**Your goal**.
Copy the data precisely, character for character, and leave out every picture.

**Source data**.

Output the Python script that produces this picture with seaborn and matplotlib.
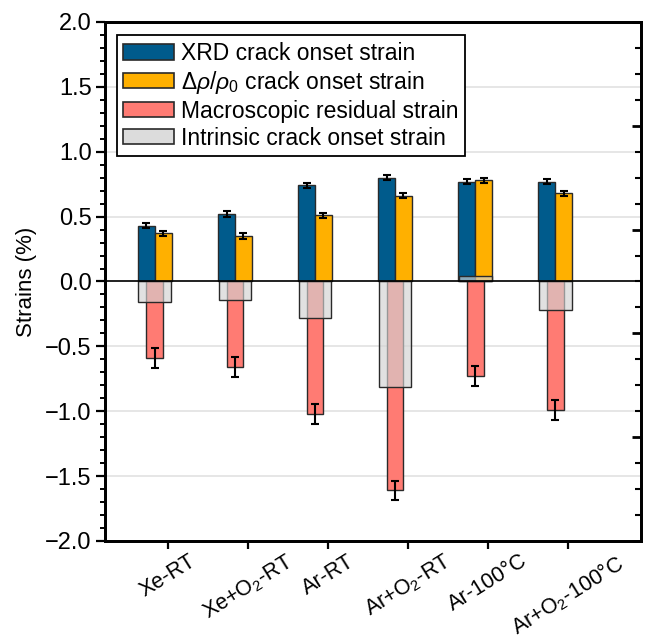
import numpy as np
import pandas as pd
import matplotlib
matplotlib.use("Agg")
import matplotlib.pyplot as plt
from matplotlib.patches import Patch
from matplotlib.ticker import MultipleLocator, FixedLocator, FuncFormatter
from matplotlib.colors import to_rgba
import seaborn as sns

# ---- data -------------------------------------------------------------
samples = ["Xe-RT", "Xe+O$_2$-RT", "Ar-RT", "Ar+O$_2$-RT", "Ar-100°C", "Ar+O$_2$-100°C"]
xrd_onset = [0.43, 0.52, 0.74, 0.80, 0.77, 0.77]
xrd_err = [0.02, 0.02, 0.02, 0.02, 0.02, 0.02]
rho_onset = [0.37, 0.35, 0.51, 0.66, 0.78, 0.68]
rho_err = [0.02, 0.02, 0.02, 0.02, 0.02, 0.02]
residual = [-0.59, -0.66, -1.02, -1.61, -0.73, -0.99]
residual_err = [0.075, 0.075, 0.075, 0.075, 0.075, 0.075]
intrinsic = [-0.16, -0.14, -0.28, -0.81, 0.04, -0.22]

series_names = ["XRD crack onset strain",
                r"$\Delta\rho/\rho_0$ crack onset strain",
                "Macroscopic residual strain",
                "Intrinsic crack onset strain"]

BLUE = "#005b8c"
ORANGE = "#ffb000"
RED = "#ff7b73"
GREY = "#d2d2d2"
EDGE = "#2a2a2a"

# ---- style ------------------------------------------------------------
sns.set_theme(style="ticks")
plt.rcParams["font.family"] = ["Liberation Sans", "DejaVu Sans"]
plt.rcParams["mathtext.fontset"] = "custom"
plt.rcParams["mathtext.rm"] = "Liberation Sans"
plt.rcParams["mathtext.it"] = "Liberation Sans:italic"
plt.rcParams["axes.linewidth"] = 2.0
plt.rcParams["text.color"] = "black"
plt.rcParams["axes.labelcolor"] = "black"

fig = plt.figure(figsize=(6.51, 6.39), dpi=100)
ax = fig.add_axes([0.161, 0.1534, 0.824, 0.8122])

# positive bars: XRD and resistivity onset strains side by side
top = pd.DataFrame({
    "sample": samples * 2,
    "series": [series_names[0]] * 6 + [series_names[1]] * 6,
    "value": xrd_onset + rho_onset,
})
sns.barplot(data=top, x="sample", y="value", hue="series", order=samples,
            hue_order=series_names[:2], palette=[BLUE, ORANGE], width=0.42,
            dodge=True, saturation=1, errorbar=None, edgecolor=EDGE,
            linewidth=1.0, legend=False, ax=ax, zorder=2)

# negative bars: macroscopic residual strain
res_df = pd.DataFrame({"sample": samples, "value": residual})
sns.barplot(data=res_df, x="sample", y="value", order=samples, color=RED,
            width=0.21, saturation=1, errorbar=None, edgecolor=EDGE,
            linewidth=1.0, ax=ax, zorder=2)

# translucent overlay: intrinsic crack onset strain
n_before = len(ax.patches)
int_df = pd.DataFrame({"sample": samples, "value": intrinsic})
sns.barplot(data=int_df, x="sample", y="value", order=samples, color=GREY,
            width=0.41, saturation=1, errorbar=None, edgecolor=EDGE,
            linewidth=1.0, ax=ax, zorder=3)
for p in ax.patches[n_before:]:
    p.set_facecolor(to_rgba(GREY, 0.65))

# error bars at the bar centres
cont_xrd, cont_rho, cont_res = ax.containers[0], ax.containers[1], ax.containers[2]
for cont, vals, errs in [(cont_xrd, xrd_onset, xrd_err),
                         (cont_rho, rho_onset, rho_err),
                         (cont_res, residual, residual_err)]:
    xs = [p.get_x() + p.get_width() / 2 for p in cont]
    ax.errorbar(xs, vals, yerr=errs, fmt="none", ecolor="black",
                elinewidth=1.5, capsize=3.2, capthick=1.5, zorder=4)

ax.axhline(0, color="black", lw=1.2, zorder=3.5)

# axes, ticks, grid
ax.set_ylim(-2.0, 2.0)
ax.set_xlim(-0.625, 6.075)
ax.yaxis.set_major_locator(MultipleLocator(0.5))
ax.yaxis.set_minor_locator(MultipleLocator(0.1))
ax.yaxis.set_major_formatter(FuncFormatter(
    lambda v, _: f"{v:.1f}".replace("-", "\u2212")))
ax.set_xticks(np.arange(len(samples)) + 0.1625)
ax.set_xticklabels(samples, rotation=32, ha="center")
ax.tick_params(axis="both", which="major", direction="out", length=6.5,
               width=1.6, color="black", labelcolor="black")
ax.tick_params(axis="y", which="major", labelsize=17, pad=3)
ax.tick_params(axis="x", which="major", labelsize=15.5, length=6, pad=1)
ax.tick_params(axis="y", which="minor", direction="out", length=3.6,
               width=1.4, left=True, color="black")
ax.tick_params(axis="x", which="minor", bottom=False)
ax.grid(axis="y", which="major", color="#e2e2e2", lw=1.2)
ax.set_axisbelow(True)
ax.set_xlabel("")
ax.set_ylabel("Strains (%)", fontsize=16, labelpad=6, color="black")
for s in ax.spines.values():
    s.set_visible(True)
    s.set_linewidth(2)
    s.set_color("black")

# right-hand axis carries inward ticks only
twin = ax.twinx()
twin.set_ylim(-2.0, 2.0)
twin.yaxis.set_major_locator(FixedLocator([-2.0, -1.2, -0.4, 0.4, 1.2, 2.0]))
twin.yaxis.set_minor_locator(MultipleLocator(0.2))
twin.tick_params(axis="y", which="major", direction="in", length=6.5, width=2,
                 labelright=False, color="black")
twin.tick_params(axis="y", which="minor", direction="in", length=4, width=1.5,
                 color="black")
for s in twin.spines.values():
    s.set_linewidth(2)
    s.set_color("black")

handles = [Patch(facecolor=BLUE, edgecolor=EDGE, lw=1.2),
           Patch(facecolor=ORANGE, edgecolor=EDGE, lw=1.2),
           Patch(facecolor=RED, edgecolor=EDGE, lw=1.2),
           Patch(facecolor="#dcdcdc", edgecolor=EDGE, lw=1.2)]
leg = ax.legend(handles, series_names, loc="upper left", fontsize=16.5,
                frameon=True, fancybox=False, edgecolor="black",
                handlelength=2.2, handleheight=0.66, handletextpad=0.3,
                labelspacing=0.17, borderpad=0.3, borderaxespad=0.0,
                bbox_to_anchor=(0.022, 0.975))
leg.get_frame().set_linewidth(1.3)
leg.get_frame().set_alpha(1)

fig.savefig("out.png", dpi=100)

**Complete response**.
Output the Python script that produces this picture with seaborn and matplotlib.
import numpy as np
import pandas as pd
import matplotlib
matplotlib.use("Agg")
import matplotlib.pyplot as plt
from matplotlib.patches import Patch
from matplotlib.ticker import MultipleLocator, FixedLocator, FuncFormatter
from matplotlib.colors import to_rgba
import seaborn as sns

# ---- data -------------------------------------------------------------
samples = ["Xe-RT", "Xe+O$_2$-RT", "Ar-RT", "Ar+O$_2$-RT", "Ar-100°C", "Ar+O$_2$-100°C"]
xrd_onset = [0.43, 0.52, 0.74, 0.80, 0.77, 0.77]
xrd_err = [0.02, 0.02, 0.02, 0.02, 0.02, 0.02]
rho_onset = [0.37, 0.35, 0.51, 0.66, 0.78, 0.68]
rho_err = [0.02, 0.02, 0.02, 0.02, 0.02, 0.02]
residual = [-0.59, -0.66, -1.02, -1.61, -0.73, -0.99]
residual_err = [0.075, 0.075, 0.075, 0.075, 0.075, 0.075]
intrinsic = [-0.16, -0.14, -0.28, -0.81, 0.04, -0.22]

series_names = ["XRD crack onset strain",
                r"$\Delta\rho/\rho_0$ crack onset strain",
                "Macroscopic residual strain",
                "Intrinsic crack onset strain"]

BLUE = "#005b8c"
ORANGE = "#ffb000"
RED = "#ff7b73"
GREY = "#d2d2d2"
EDGE = "#2a2a2a"

# ---- style ------------------------------------------------------------
sns.set_theme(style="ticks")
plt.rcParams["font.family"] = ["Liberation Sans", "DejaVu Sans"]
plt.rcParams["mathtext.fontset"] = "custom"
plt.rcParams["mathtext.rm"] = "Liberation Sans"
plt.rcParams["mathtext.it"] = "Liberation Sans:italic"
plt.rcParams["axes.linewidth"] = 2.0
plt.rcParams["text.color"] = "black"
plt.rcParams["axes.labelcolor"] = "black"

fig = plt.figure(figsize=(6.51, 6.39), dpi=100)
ax = fig.add_axes([0.161, 0.1534, 0.824, 0.8122])

# positive bars: XRD and resistivity onset strains side by side
top = pd.DataFrame({
    "sample": samples * 2,
    "series": [series_names[0]] * 6 + [series_names[1]] * 6,
    "value": xrd_onset + rho_onset,
})
sns.barplot(data=top, x="sample", y="value", hue="series", order=samples,
            hue_order=series_names[:2], palette=[BLUE, ORANGE], width=0.42,
            dodge=True, saturation=1, errorbar=None, edgecolor=EDGE,
            linewidth=1.0, legend=False, ax=ax, zorder=2)

# negative bars: macroscopic residual strain
res_df = pd.DataFrame({"sample": samples, "value": residual})
sns.barplot(data=res_df, x="sample", y="value", order=samples, color=RED,
            width=0.21, saturation=1, errorbar=None, edgecolor=EDGE,
            linewidth=1.0, ax=ax, zorder=2)

# translucent overlay: intrinsic crack onset strain
n_before = len(ax.patches)
int_df = pd.DataFrame({"sample": samples, "value": intrinsic})
sns.barplot(data=int_df, x="sample", y="value", order=samples, color=GREY,
            width=0.41, saturation=1, errorbar=None, edgecolor=EDGE,
            linewidth=1.0, ax=ax, zorder=3)
for p in ax.patches[n_before:]:
    p.set_facecolor(to_rgba(GREY, 0.65))

# error bars at the bar centres
cont_xrd, cont_rho, cont_res = ax.containers[0], ax.containers[1], ax.containers[2]
for cont, vals, errs in [(cont_xrd, xrd_onset, xrd_err),
                         (cont_rho, rho_onset, rho_err),
                         (cont_res, residual, residual_err)]:
    xs = [p.get_x() + p.get_width() / 2 for p in cont]
    ax.errorbar(xs, vals, yerr=errs, fmt="none", ecolor="black",
                elinewidth=1.5, capsize=3.2, capthick=1.5, zorder=4)

ax.axhline(0, color="black", lw=1.2, zorder=3.5)

# axes, ticks, grid
ax.set_ylim(-2.0, 2.0)
ax.set_xlim(-0.625, 6.075)
ax.yaxis.set_major_locator(MultipleLocator(0.5))
ax.yaxis.set_minor_locator(MultipleLocator(0.1))
ax.yaxis.set_major_formatter(FuncFormatter(
    lambda v, _: f"{v:.1f}".replace("-", "\u2212")))
ax.set_xticks(np.arange(len(samples)) + 0.1625)
ax.set_xticklabels(samples, rotation=32, ha="center")
ax.tick_params(axis="both", which="major", direction="out", length=6.5,
               width=1.6, color="black", labelcolor="black")
ax.tick_params(axis="y", which="major", labelsize=17, pad=3)
ax.tick_params(axis="x", which="major", labelsize=15.5, length=6, pad=1)
ax.tick_params(axis="y", which="minor", direction="out", length=3.6,
               width=1.4, left=True, color="black")
ax.tick_params(axis="x", which="minor", bottom=False)
ax.grid(axis="y", which="major", color="#e2e2e2", lw=1.2)
ax.set_axisbelow(True)
ax.set_xlabel("")
ax.set_ylabel("Strains (%)", fontsize=16, labelpad=6, color="black")
for s in ax.spines.values():
    s.set_visible(True)
    s.set_linewidth(2)
    s.set_color("black")

# right-hand axis carries inward ticks only
twin = ax.twinx()
twin.set_ylim(-2.0, 2.0)
twin.yaxis.set_major_locator(FixedLocator([-2.0, -1.2, -0.4, 0.4, 1.2, 2.0]))
twin.yaxis.set_minor_locator(MultipleLocator(0.2))
twin.tick_params(axis="y", which="major", direction="in", length=6.5, width=2,
                 labelright=False, color="black")
twin.tick_params(axis="y", which="minor", direction="in", length=4, width=1.5,
                 color="black")
for s in twin.spines.values():
    s.set_linewidth(2)
    s.set_color("black")

handles = [Patch(facecolor=BLUE, edgecolor=EDGE, lw=1.2),
           Patch(facecolor=ORANGE, edgecolor=EDGE, lw=1.2),
           Patch(facecolor=RED, edgecolor=EDGE, lw=1.2),
           Patch(facecolor="#dcdcdc", edgecolor=EDGE, lw=1.2)]
leg = ax.legend(handles, series_names, loc="upper left", fontsize=16.5,
                frameon=True, fancybox=False, edgecolor="black",
                handlelength=2.2, handleheight=0.66, handletextpad=0.3,
                labelspacing=0.17, borderpad=0.3, borderaxespad=0.0,
                bbox_to_anchor=(0.022, 0.975))
leg.get_frame().set_linewidth(1.3)
leg.get_frame().set_alpha(1)

fig.savefig("out.png", dpi=100)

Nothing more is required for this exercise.